Personal information
- Born: June 28, 1995 (age 31) Ebetsu, Hokkaido, Japan

Professional wrestling career
- Ring name: Hokuto Omori
- Billed height: 177 cm (5 ft 10 in)
- Billed weight: 85 kg (187 lb)
- Trained by: Tajiri
- Debut: 2018

= Hokuto Omori =

Japanese professional wrestler (born 1995)

Hokuto Omori (大森北斗, Ōmori Hokuto) (born June 28, 1995) is a Japanese professional wrestler and former mixed martial artist. He is signed to the Japanese promotions All Japan Pro Wrestling where he is a former one-time All Asia Tag Team Champion and former three-time AJPW TV Six-Man Tag Team Champion.

==Professional wrestling career==

=== Independent circuit (2018–present) ===
Omori sometimes wrestles for other promotions in the Japanese independent scene. At K-DOJO Chiba Festival 2019, an event promoted by Kaientai Dojo on May 1, 2019, Omori defeated Tatsuya Hanami.

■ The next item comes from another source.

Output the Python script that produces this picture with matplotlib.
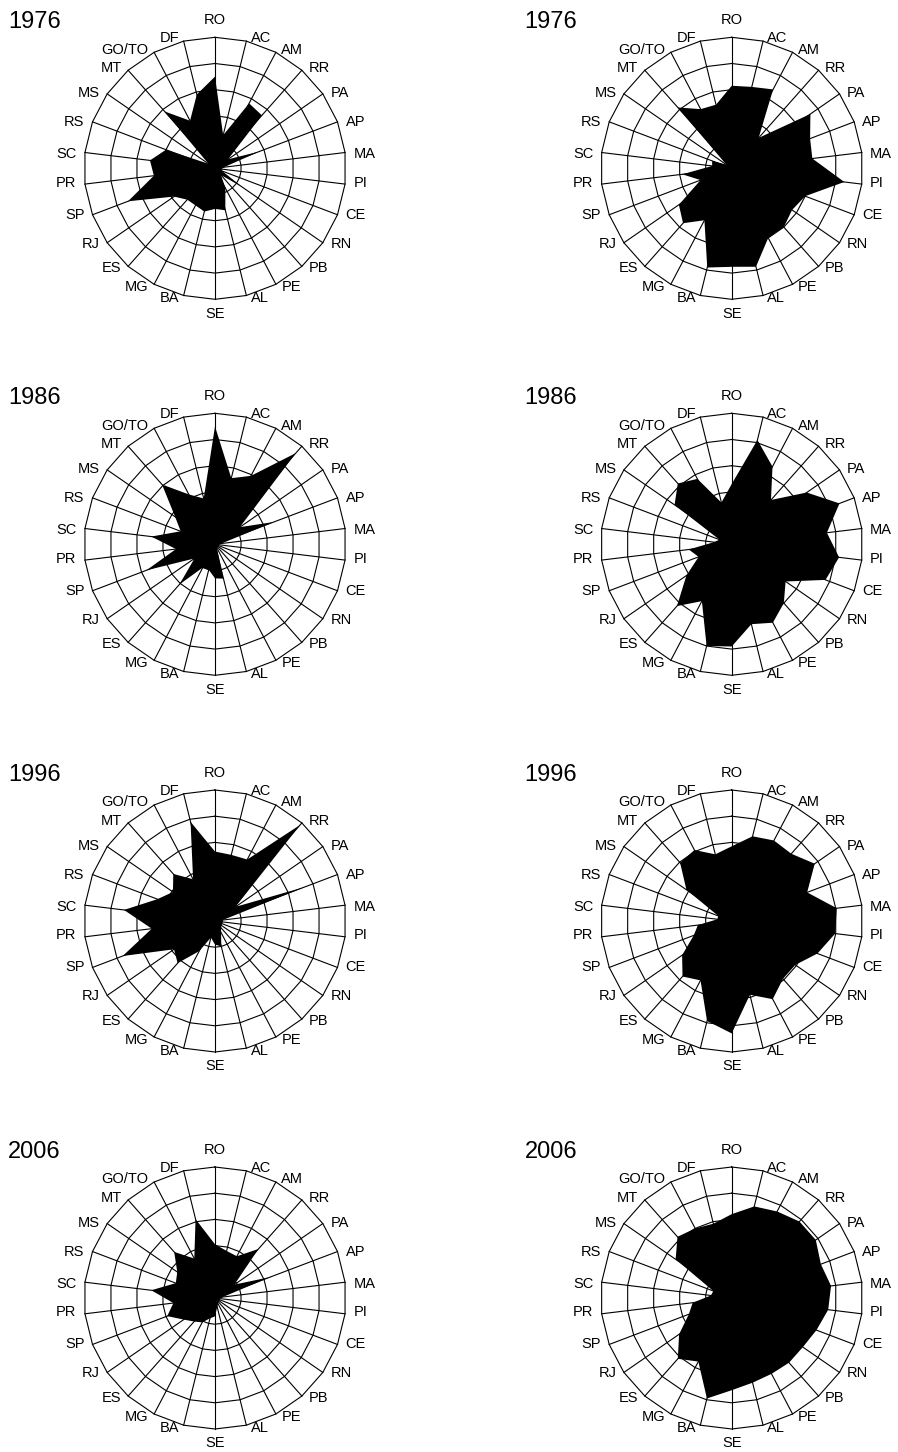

===All Japan Pro Wrestling (2018–present)===
Omori made his professional wrestling debut on the second night of the 2018 Real World Tag League from November 17, 2018, where he fell short to Yusuke Okada. On the first night of the AJPW New Year Wars 2021 tour from January 2, Omori participated in a 22-man battle royal won by The Bodyguard and also involving Shigehiro Irie, Takayuki Ueki, Yoshitatsu, Osamu Nishimura and others. On the third night of the AJPW Champions ~ 50th Anniversary Tour on March 21, 2022, Omori unsuccessfully challenged Hikaru Sato for the AJPW Junior Heavyweight Championship.

During his tenure, Omori competed in various of the promotion's signature events such as the AJPW Junior Tag League, making his first appearance at the 2019 edition where he teamed up with Francesco Akira and scored a total of three points after going against Kagetora and Yosuke♥Santa Maria, Hikaru Sato and Yusuke Okada, Atsushi Maruyama and Black Menso～re, Banana Senga and Tsutomu Oosugi, and Keiichi Sato and Koji Iwamoto. At the 2020 edition of the tournament, he teamed up with his "Enfants Terribles" tag partner Yusuke Kodama to defeat Purple Haze (Izanagi and Masashi Takeda) in the first rounds but falling short to Evolution (Dan Tamura and Hikaru Sato) in the semi-finals. At the 2021 edition, he teamed up again with Kodama, this time under the name of "Total Eclipse" and defeated Takato Nakano and Masato Kamino in the first rounds, Sugi and Raicho in the semi-finals, and Evolution (Dan Tamura and Hikaru Sato) in the finals to win the tournament.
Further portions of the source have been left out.